Honestly, I had some test in lab environment before migrating to UCS environment and everything was fine. Then I migrated to UCS as you know.

So, to repeat clearly, you have two options at this point:

  1. In case you go that way and decide to revert the Takeover at this point let me give you one recommendation: When everything is back to normal with your old AD DC (and the current UCS DC master has been removed), you should also go and run “Active Directory Users and Computers” on the AD DC and look for a DC account by the name of the UCS DC. That acount was created during the initial join for the AD Takeover and it should be removed before starting a new takeover attempt. Also, there might be a DNS record _domaincontroller_master._tcp in the AD DNS, which is UCS specific and was probably created during the previous UCS AD Memberserver setup experiment. That DNS record should be removed as well (just to be safe).

  2. In case you want/need to continue with the UCS DC master in it’s current shape, then you need to track down the specific DNS problems.
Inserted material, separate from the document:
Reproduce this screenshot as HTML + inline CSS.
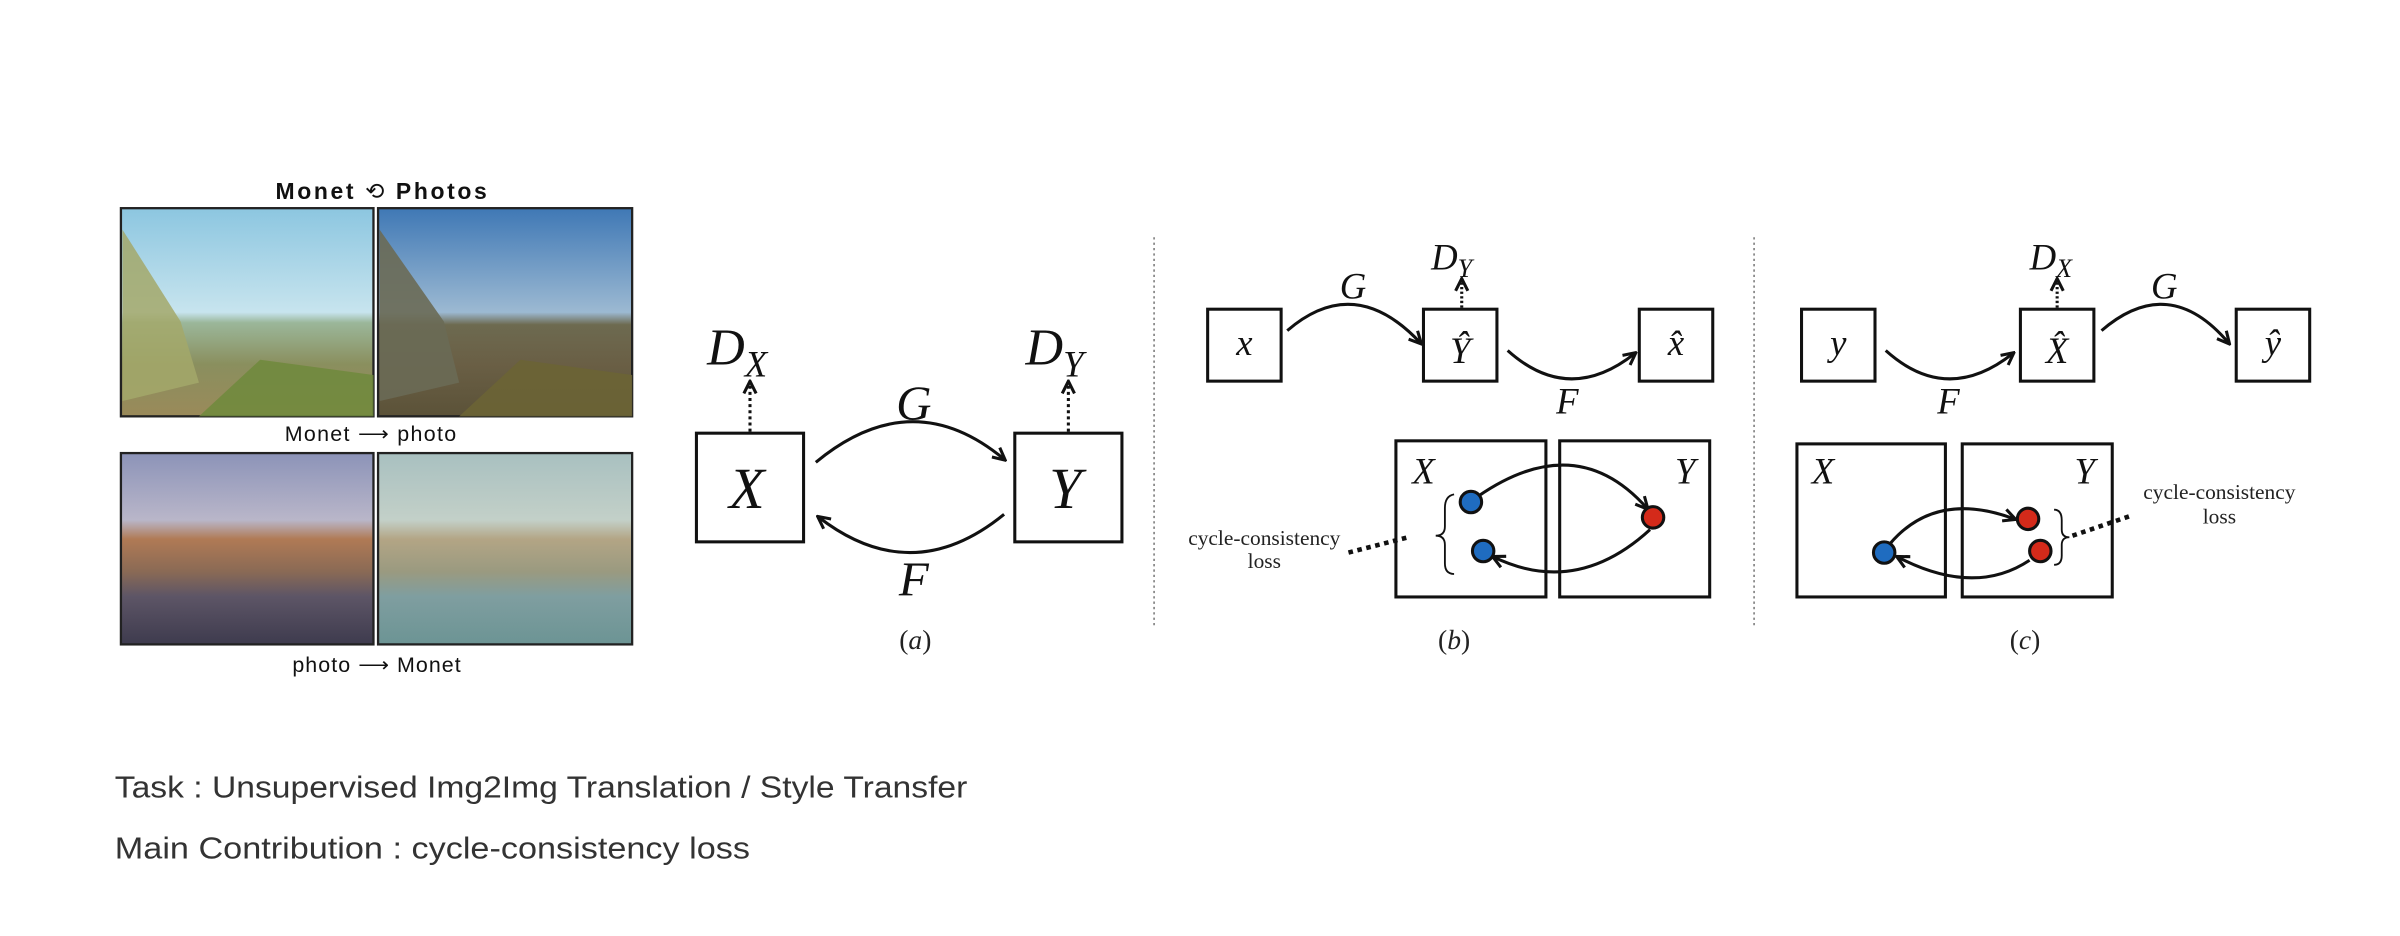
<!DOCTYPE html>
<html><head><meta charset="utf-8"><style>
html,body{margin:0;padding:0;background:#fff;}
svg{display:block;}
.m{font-family:"Liberation Serif",serif;font-style:italic;fill:#111;}
.s{font-family:"Liberation Serif",serif;fill:#222;}
.b{font-family:"Liberation Sans",sans-serif;fill:#111;}
.t{font-family:"Liberation Sans","Noto Sans CJK SC",sans-serif;fill:#333;}
</style></head><body>
<svg width="2400" height="936" viewBox="0 0 1568 611.5" xmlns="http://www.w3.org/2000/svg">
<defs>
<marker id="ah" viewBox="0 0 10 10" refX="8" refY="5" markerWidth="5" markerHeight="5" orient="auto-start-reverse"><path d="M1,1 L9,5 L1,9" fill="none" stroke="#111" stroke-width="2"/></marker>
<linearGradient id="sky1" x1="0" y1="0" x2="0" y2="1"><stop offset="0" stop-color="#8cc6e0"/><stop offset="0.5" stop-color="#c7e4ee"/><stop offset="0.55" stop-color="#9bb79a"/><stop offset="0.75" stop-color="#8a8f5e"/><stop offset="1" stop-color="#9a8a5a"/></linearGradient>
<linearGradient id="sky2" x1="0" y1="0" x2="0" y2="1"><stop offset="0" stop-color="#3f78b5"/><stop offset="0.5" stop-color="#9cb9d2"/><stop offset="0.56" stop-color="#6d6a50"/><stop offset="0.75" stop-color="#6a5f45"/><stop offset="1" stop-color="#5b5238"/></linearGradient>
<linearGradient id="port1" x1="0" y1="0" x2="0" y2="1"><stop offset="0" stop-color="#8c93b8"/><stop offset="0.35" stop-color="#b9b6c9"/><stop offset="0.45" stop-color="#b07a55"/><stop offset="0.62" stop-color="#8a6a55"/><stop offset="0.75" stop-color="#5d5566"/><stop offset="1" stop-color="#3e3b4e"/></linearGradient>
<linearGradient id="port2" x1="0" y1="0" x2="0" y2="1"><stop offset="0" stop-color="#a8c0c0"/><stop offset="0.35" stop-color="#c3d0c8"/><stop offset="0.45" stop-color="#b3a585"/><stop offset="0.62" stop-color="#9a9a80"/><stop offset="0.75" stop-color="#7f9ea0"/><stop offset="1" stop-color="#6c9494"/></linearGradient>
</defs>

<g>
<text class="b" x="249" y="130" font-size="15" font-weight="bold" text-anchor="middle" textLength="138">Monet <tspan font-weight="normal">⟲</tspan> Photos</text>
<rect x="79" y="136" width="165" height="136" fill="url(#sky1)" stroke="#222" stroke-width="1.5"/>
<polygon points="80,150 118,210 130,250 80,262" fill="#a3a86a" opacity="0.85"/>
<polygon points="130,272 170,235 244,245 244,272" fill="#6e8a3c" opacity="0.85"/>
<rect x="247" y="136" width="166" height="136" fill="url(#sky2)" stroke="#222" stroke-width="1.5"/>
<polygon points="248,150 290,210 300,250 248,262" fill="#6a6a55" opacity="0.9"/>
<polygon points="300,272 340,235 413,245 413,272" fill="#6b6435" opacity="0.9"/>
<text class="b" x="242" y="288" font-size="14" text-anchor="middle" textLength="112">Monet ⟶ photo</text>
<rect x="79" y="296" width="165" height="125" fill="url(#port1)" stroke="#222" stroke-width="1.5"/>
<rect x="247" y="296" width="166" height="125" fill="url(#port2)" stroke="#222" stroke-width="1.5"/>
<text class="b" x="246" y="439" font-size="14" text-anchor="middle" textLength="110">photo ⟶ Monet</text>
</g>

<g stroke-width="2">
<rect x="455" y="283" width="70" height="71" fill="none" stroke="#111"/>
<rect x="663" y="283" width="70" height="71" fill="none" stroke="#111"/>
<text class="m" x="488" y="332" font-size="38" text-anchor="middle">X</text>
<text class="m" x="696" y="332" font-size="38" text-anchor="middle">Y</text>
<text class="m" x="462" y="238" font-size="34">D<tspan font-size="24" dy="8">X</tspan></text>
<text class="m" x="670" y="238" font-size="34">D<tspan font-size="24" dy="8">Y</tspan></text>
<line x1="490" y1="282" x2="490" y2="250" stroke="#111" stroke-dasharray="2,2" marker-end="url(#ah)"/>
<line x1="698" y1="282" x2="698" y2="250" stroke="#111" stroke-dasharray="2,2" marker-end="url(#ah)"/>
<path d="M533,302 Q596,250 656,300" fill="none" stroke="#111" marker-end="url(#ah)"/>
<path d="M656,336 Q596,385 535,338" fill="none" stroke="#111" marker-end="url(#ah)"/>
<text class="m" x="597" y="274" font-size="32" text-anchor="middle">G</text>
<text class="m" x="597" y="389" font-size="32" text-anchor="middle">F</text>
<text class="s" x="598" y="424" font-size="18" text-anchor="middle">(<tspan font-style="italic">a</tspan>)</text>
</g>

<line x1="754" y1="155" x2="754" y2="410" stroke="#777" stroke-width="1" stroke-dasharray="1.5,2"/>
<line x1="1146" y1="155" x2="1146" y2="410" stroke="#777" stroke-width="1" stroke-dasharray="1.5,2"/>

<g stroke-width="2">
<rect x="789" y="202" width="48" height="47" fill="none" stroke="#111"/>
<rect x="930" y="202" width="48" height="47" fill="none" stroke="#111"/>
<rect x="1071" y="202" width="48" height="47" fill="none" stroke="#111"/>
<text class="m" x="813" y="232" font-size="24" text-anchor="middle">x</text>
<text class="m" x="954" y="237" font-size="24" text-anchor="middle">Ŷ</text>
<text class="m" x="1095" y="232" font-size="24" text-anchor="middle">x̂</text>
<text class="m" x="935" y="176" font-size="24">D<tspan font-size="17" dy="5">Y</tspan></text>
<line x1="955" y1="201" x2="955" y2="183" stroke="#111" stroke-dasharray="1.5,1.5" marker-end="url(#ah)"/>
<path d="M841,216 Q885,178 928,224" fill="none" stroke="#111" marker-end="url(#ah)"/>
<path d="M985,229 Q1025,265 1068,231" fill="none" stroke="#111" marker-end="url(#ah)"/>
<text class="m" x="884" y="195" font-size="24" text-anchor="middle">G</text>
<text class="m" x="1024" y="270" font-size="24" text-anchor="middle">F</text>
<rect x="912" y="288" width="98" height="102" fill="none" stroke="#111"/>
<rect x="1019" y="288" width="98" height="102" fill="none" stroke="#111"/>
<text class="m" x="930" y="316" font-size="24" text-anchor="middle">X</text>
<text class="m" x="1101" y="316" font-size="24" text-anchor="middle">Y</text>
<path d="M966,324 Q1030,280 1076,332" fill="none" stroke="#111" marker-end="url(#ah)"/>
<path d="M1078,346 Q1030,390 976,364" fill="none" stroke="#111" marker-end="url(#ah)"/>
<circle cx="961" cy="328" r="7" fill="#1f6cc0" stroke="#111" stroke-width="2"/>
<circle cx="969" cy="360" r="7" fill="#1f6cc0" stroke="#111" stroke-width="2"/>
<circle cx="1080" cy="338" r="7" fill="#d42a1a" stroke="#111" stroke-width="2"/>
<path d="M950,323 Q944,324 944,332 L944,344 Q944,350 938,350 Q944,350 944,356 L944,368 Q944,375 950,375" fill="none" stroke="#111" stroke-width="1.2"/>
<line x1="881" y1="361" x2="920" y2="351" stroke="#111" stroke-width="3" stroke-dasharray="3,3"/>
<text class="s" x="826" y="356" font-size="14" text-anchor="middle">cycle-consistency</text>
<text class="s" x="826" y="371" font-size="14" text-anchor="middle">loss</text>
<text class="s" x="950" y="424" font-size="18" text-anchor="middle">(<tspan font-style="italic">b</tspan>)</text>
</g>

<g stroke-width="2">
<rect x="1177" y="202" width="48" height="47" fill="none" stroke="#111"/>
<rect x="1320" y="202" width="48" height="47" fill="none" stroke="#111"/>
<rect x="1461" y="202" width="48" height="47" fill="none" stroke="#111"/>
<text class="m" x="1201" y="232" font-size="24" text-anchor="middle">y</text>
<text class="m" x="1344" y="237" font-size="24" text-anchor="middle">X̂</text>
<text class="m" x="1485" y="232" font-size="24" text-anchor="middle">ŷ</text>
<text class="m" x="1326" y="176" font-size="24">D<tspan font-size="17" dy="5">X</tspan></text>
<line x1="1344" y1="201" x2="1344" y2="183" stroke="#111" stroke-dasharray="1.5,1.5" marker-end="url(#ah)"/>
<path d="M1232,229 Q1272,265 1315,231" fill="none" stroke="#111" marker-end="url(#ah)"/>
<path d="M1373,216 Q1417,178 1456,224" fill="none" stroke="#111" marker-end="url(#ah)"/>
<text class="m" x="1273" y="270" font-size="24" text-anchor="middle">F</text>
<text class="m" x="1414" y="195" font-size="24" text-anchor="middle">G</text>
<rect x="1174" y="290" width="97" height="100" fill="none" stroke="#111"/>
<rect x="1282" y="290" width="98" height="100" fill="none" stroke="#111"/>
<text class="m" x="1191" y="316" font-size="24" text-anchor="middle">X</text>
<text class="m" x="1362" y="316" font-size="24" text-anchor="middle">Y</text>
<path d="M1235,355 Q1265,320 1316,339" fill="none" stroke="#111" marker-end="url(#ah)"/>
<path d="M1326,366 Q1290,390 1240,364" fill="none" stroke="#111" marker-end="url(#ah)"/>
<circle cx="1231" cy="361" r="7" fill="#1f6cc0" stroke="#111" stroke-width="2"/>
<circle cx="1325" cy="339" r="7" fill="#d42a1a" stroke="#111" stroke-width="2"/>
<circle cx="1333" cy="360" r="7" fill="#d42a1a" stroke="#111" stroke-width="2"/>
<path d="M1342,333 Q1347,333 1347,340 L1347,346 Q1347,351 1352,351 Q1347,351 1347,356 L1347,363 Q1347,369 1342,369" fill="none" stroke="#111" stroke-width="1.2"/>
<line x1="1354" y1="350" x2="1392" y2="337" stroke="#111" stroke-width="3" stroke-dasharray="3,3"/>
<text class="s" x="1450" y="326" font-size="14" text-anchor="middle">cycle-consistency</text>
<text class="s" x="1450" y="342" font-size="14" text-anchor="middle">loss</text>
<text class="s" x="1323" y="424" font-size="18" text-anchor="middle">(<tspan font-style="italic">c</tspan>)</text>
</g>

<text class="t" x="75" y="521" font-size="20" textLength="557" lengthAdjust="spacingAndGlyphs">Task : Unsupervised Img2Img Translation / Style Transfer</text>
<text class="t" x="75" y="561" font-size="20" textLength="415" lengthAdjust="spacingAndGlyphs">Main Contribution : cycle-consistency loss</text>
</svg>
</body></html>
There is no healthy way to have UCS DC master and AD DC running in parallel in this situation.[/quote]

Please have a look at the answer with color in quote and thank you for your suggestion. In fact, I spent several hours to find out which object has been created after an UCS server join to a Windows AD domain, even after takeover process. I know which objects both on DNS and AD Computers and Users need to be removed to start the takeover process again. I will try to find out the reason of current DNS issue instead of coming back to a primary Windows AD Domain Controller as before. After discovering the reason, my next step is creating a new UCS server and join it into UCS domain to be an UCS backup DC, and then transfering all data of current file server to the new UCS (I have mentioned before to be new file server) and this UCS will be file server instead of the current one. The final step is removing the last Windows AD DC from domain. Hope that I can finish the migration process from all Windows based to UCS based a.s.a.p. Thank you again.

Appreciate for your help!

Regards,


#6

Ok, I understand. In case you have a question regarding the DNS issue feel free to ask again in case you suspect that it is UCS related.